At Shell’s AGM in May, ABP voted in favour of the company’s own climate strategy, under which its emissions would increase over the next decade.

Mark van Baal from Follow This, a campaign group that uses activist investment to pressure oil companies into decarbonising in line with the limits set by the 2015 Paris climate agreement, said: “Today, Shell loses one of their best friends. We hope this is a wake-up call for the board of Shell.

“We hope more critical investors will replace ABP as shareholders in Big Oil. This is a victory for the fossil-free movement and a victory for the fight against the climate crisis. It shows how a group of citizens can make an impact.”
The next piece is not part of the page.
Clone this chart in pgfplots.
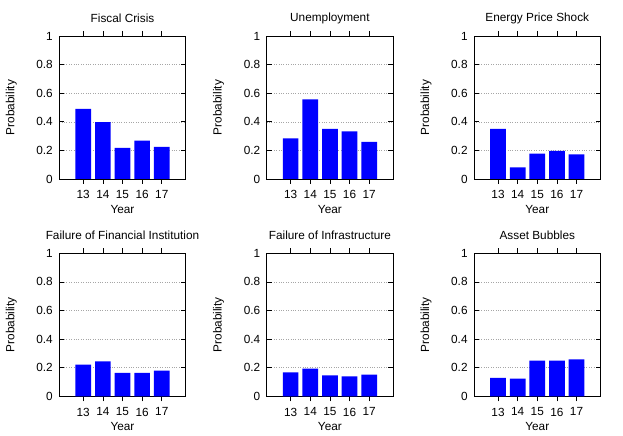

ABF has holdings in about 80 companies in the fossil fuel sector, accounting for almost 3% of its €528bn total assets. In September, the climate action group Fossil Free launched a lawsuit against the fund seeking a ruling on whether ABP needed to divest from fossil fuels in order to align its investment policy with its promise to adhere to the Paris climate agreement.

That followed a ruling in May from a court in The Hague, which ordered Royal Dutch Shell to cut its global carbon emissions by 45% by the end of 2030 compared with 2019 levels, in a landmark case brought by Friends of the Earth.

The Anglo-Dutch company was told it had a duty of care and that the level of emission reductions of Shell and its suppliers and buyers should be brought into line with the Paris climate agreement.

McKenzie Ursch, a legal adviser for Follow This, said he believed the court rulings could have been a significant factor in ABF’s decision.

He said: “This foreshadows a new wave of litigation against major GHG [greenhouse gas] emitters, and indicates that oil majors and large investors have an individual responsibility to combat climate change.”